Bob tried substitute teaching in 1985 when he was a self-described “confused 19 year old trying to figure out what to do with the rest of my life.” He’s back at it again in 2013, having run out of career options.
“I’m 48 M-_ing years old and reduced to being a Kelly Girl,” he said.
Kelly Educational Services, Inc. handles substitute teacher placements for the nine largest school districts in Connecticut. Bob is in a group of five being screened at the Hamden, Connecticut branch.
They’re crowded around an oval conference table with bright fluorescent lights humming overhead. Everyone had to apply online to get invited to this meeting, but the receptionist won’t divulge whether anyone was excluded. “Rumor on the street is they’ll place anyone who’s got a pulse,” says Bob.

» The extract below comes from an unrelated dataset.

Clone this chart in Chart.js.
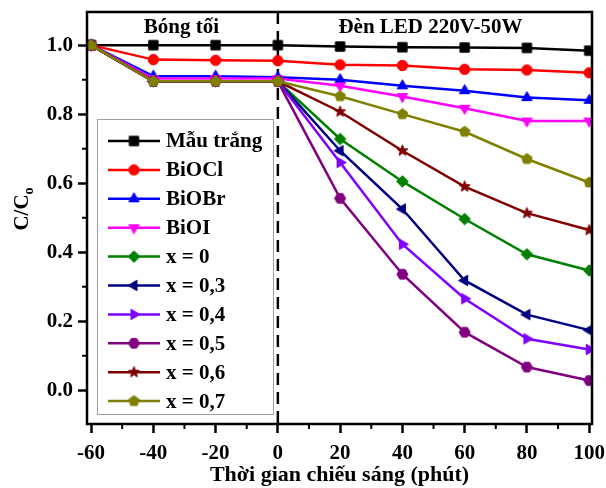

The instructions were to dress professionally, but he alone skipped over that. He’s unshaven, wearing a turquoise sports jersey, beige cargo shorts and webbed water shoes. He acknowledges that he’s not dressed for success. It goes unmentioned that he ought to have bathed or applied a fragrance. It was hot outside and he smells like salty sweat and cigarettes.
He rides his Harley everywhere since his pickup was repossessed, though still references his “trucker’s tan” when complemented by those present as appearing “healthy” and “outdoorsy.”
Two of the other prospective substitutes are also middle-aged. Like Bob, they appear slightly older than their years–a bit grayer and more wrinkled than they ought to be. Everyone’s eyes look tired. Bob’s are the reddest.
There are also two twenty-somethings present who’s newly issued teaching degrees have yet to deliver on the promise of a career.
All are desperate, by their accounts. At least the twenty-somethings were able to move back in with their parents. Bob’s contemporaries nod sympathetically as he recounts what drove him back to substitute teaching.
After graduating from college with distinction as a history major in 1987, he returned to Connecticut and spent the next 24 years there working for the water company. He was one year from the minimum 25 needed to take an early retirement.
In 2008, his position was cut while he was on leave for a workplace injury. He was suddenly out of work, unable to work, awaiting workman’s compensation–and the outcome of a lawsuit that would entitle him to his retirement.
The cost of living vaporized his savings. The rest was drained by a succession of attorneys.
He’s being evicted October 11th.
Bob is the only guy in the room, and Judy Rose, the manager of this Kelly office cites that as an advantage. “There’s reverse discrimination in education. Not enough men go into the profession and schools are looking for male role models,” she said.
Bob straightens-up in his seat and smiles. One of the twenty-somethings says, “That’s not fair.” The women look bewildered.
Rose presents a PowerPoint on classroom management. “Good teachers don’t discipline—they manage. If a kid acts up, have a word with them in the hallway. I-so-late!” she says.
The session runs from 1:30 to 3:00 PM. All prospects hand in their completed Employment Application Agreements and KES Instructional Job Description/Consent forms. They also present two letters of recommendation and as proof of their academic credentials, either their original diplomas or official transcripts.
Only Bob has transcripts, and they are stellar—mostly As. The women brought diplomas–the older two in picture frames and the younger two in the standard leatherette bindings issued at graduations.
A twenty-something says she’s “relieved that they don’t require report cards.” Bob is nonchalant as the others peek at his transcript. The indication by the various comments is that Bob has the highest GPA in the room.
There’s also a standardized test called “Praxis” that prospective teachers must take to get certified, unless they scored higher than 1,100 on the SATs in high school. The women’s expressions range from “jeezus,” “wow,” a sigh, and a sullenness at Rose’s next proclamation.
“Bob waived Praxis. Very good! That’s unheard of,” she said.
A twenty something asks about market conditions.
Rose summonses Joan Daquila, another Kelly manager, saying “she knows more about statistics.”
Daquila pokes her head around the door and says, “The percentage of school-aged children in Connecticut declined 4.67 percent between 2000 and 2010. It’s tight out there. A lot of schools don’t have the money for subs. They have a study hall or double-up sections if a teacher’s out sick.”
In closing Rose asks, round-robin, “Why do you want to teach?”
When it’s his turn Bob says, “You know the saying, those who can’t do–teach.”
Rose offers Woody Allen’s famous rejoinder to that observation.
“And those who can’t teach, teach gym,” she says, with a laugh.